Vie privée, t’es foutue, le people est dans la rue

par Sonia Delesalle-Stolper
publié le 26 mai 2011 à 9h33

De notre correspondante à Londres

L'histoire aurait pu être banale à pleurer. Un footballeur respecté de l'un des meilleurs clubs du monde, payé une fortune, marié à une beauté et père de deux enfants, a une aventure avec une ex-Miss Pays-de-Galles, ancienne candidate de Big Brother . Sauf que voilà, en se tournant vers la justice pour préserver son anonymat et éviter que la presse britannique relate son aventure extraconjugale et brise son image, fort lucrative, de bon père de famille, Ryan Giggs, joueur vedette depuis vingt-trois ans de Manchester United, a provoqué une révolution. Au point que le gouvernement envisage désormais de rédiger une loi sur la protection de la vie privée, absente de la législation britannique.

Les juges britanniques se fondent à présent sur deux articles de la Convention européenne sur les droits de l'homme, l'un qui protège la vie privée, l'autre qui garantit la liberté d'expression. Au juge de trouver le fragile équilibre entre les deux notions. Et, depuis quelques mois, il semblerait que la balance penche vers la protection de la vie privée avec une multiplication d'injonctions de justice, ou «gagging orders», qui empêchent les médias de relater les travers des célébrités . Il existe même la «super injonction» qui empêche quiconque de dire qu'une injonction a été demandée, sous peine de poursuites et d'une peine de deux ans de prison.

Bref, de quoi s'arracher les cheveux pour des journaux comme le Sun ou News of the World , fleurons de l'empire de Rupert Murdoch, et dont le fonds de commerce ne tourne qu'autour de révélations scabreuses. Et arriver à la situation absurde de voir Imogen Thomas, la bimbo de Big Brother , larmoyante dans tous les médias, expliquer à quel point il est injuste qu'une injonction prise par son ex-amant footballeur permette de la nommer elle, mais pas lui.

La justice britannique avait pourtant négligé un point fondamental : Twitter. Avec son siège à San Francisco, le site de microblogging n'est pas concerné par la loi britannique, ses utilisateurs sont donc passés joyeusement entre les mailles du filet des injonctions. Et ont allègrement identifié Ryan Giggs comme le footballeur infidèle. Pendant plus de quatre semaines, tous les médias traditionnels, muselés, ont grincé des dents. La situation a atteint le sommet du ridicule lorsque, lundi, le Premier ministre, David Cameron, a benoîtement reconnu dans une interview télévisée «savoir comme tout le monde qui est le footballeur en question» , et admis que la situation actuelle en termes d'injonction paraissait «intenable» .

Dimanche, le

Sunday Herald

, un journal dominical écossais, a presque rompu l’omerta en publiant, en première page, la photo de Ryan Giggs avec un bandeau noir sur les yeux. Le journal a argué que la loi anglaise ne s’appliquait pas à l’Ecosse, qui dispose d’un système de justice indépendant. Du coup, lundi, un député libéral-démocrate, John Hemming, a franchement mis les pieds dans le plat. Et s’est appuyé sur une loi datant de 1689 qui garantit aux parlementaires une totale liberté de parole et l’immunité judiciaire entre les murs du Parlement.

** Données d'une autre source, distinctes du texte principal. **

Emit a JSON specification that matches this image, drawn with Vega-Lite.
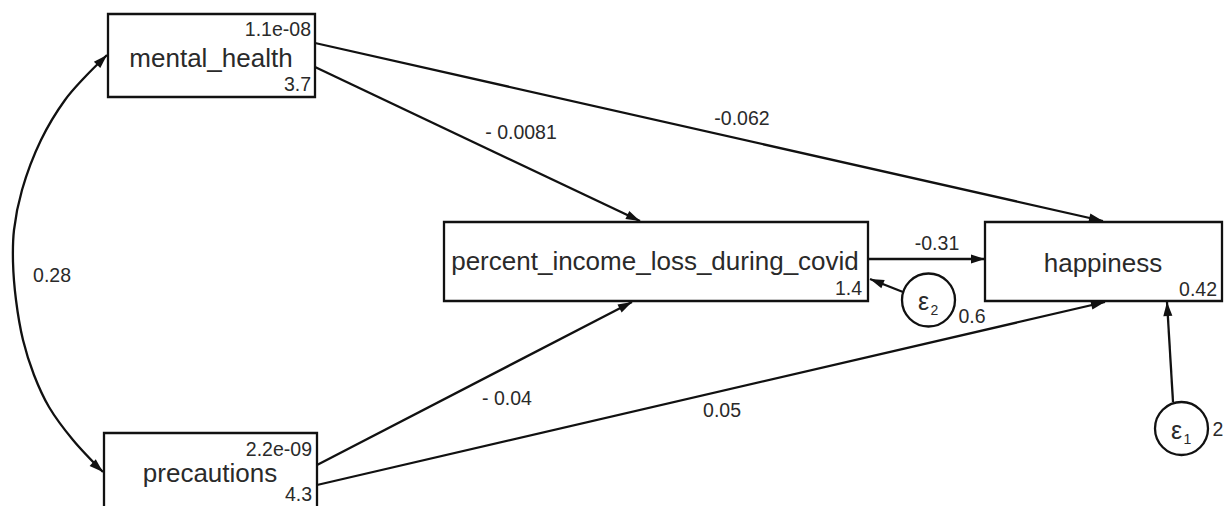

«Vu qu’environ 75 000 personnes ont nommé Ryan Giggs sur Twitter, il apparaît douteux de pouvoir tous les emprisonner»

, a-t-il énoncé devant les députés. Moins de deux heures plus tard, tous les médias britanniques nommaient, enfin, Ryan Giggs. Une autre loi, datant de 1840 cette fois, les protège contre toute poursuite s’ils se contentent de reproduire in extenso une déclaration d’un député au Parlement.

Le Premier ministre a du coup nommé une commission parlementaire chargée d'examiner la protection de la vie privée qui rendra ses conclusions à l'automne. Lady Kennedy, membre travailliste des Lords, la chambre haute du Parlement, a rappelé tout le monde à l'ordre en soulignant que les cris d'indignation sur le muselage de la presse, notamment par le Sun , étaient d'une hypocrisie accomplie et n'avaient pas grand-chose à voir avec un quelconque sens moral. «La presse tabloïd veut écrire sur la vie privée des footballeurs pour faire du profit. Il s'agit d'une question d'argent, pas de morale» , a-t-elle assené.

Max Clifford, agent publicitaire pour la jolie Imogen Thomas, a gentiment ricané : «Le plus drôle, c'est que si Ryan Giggs ne s'était pas tourné vers la justice, l'affaire aurait probablement fait pschitt.»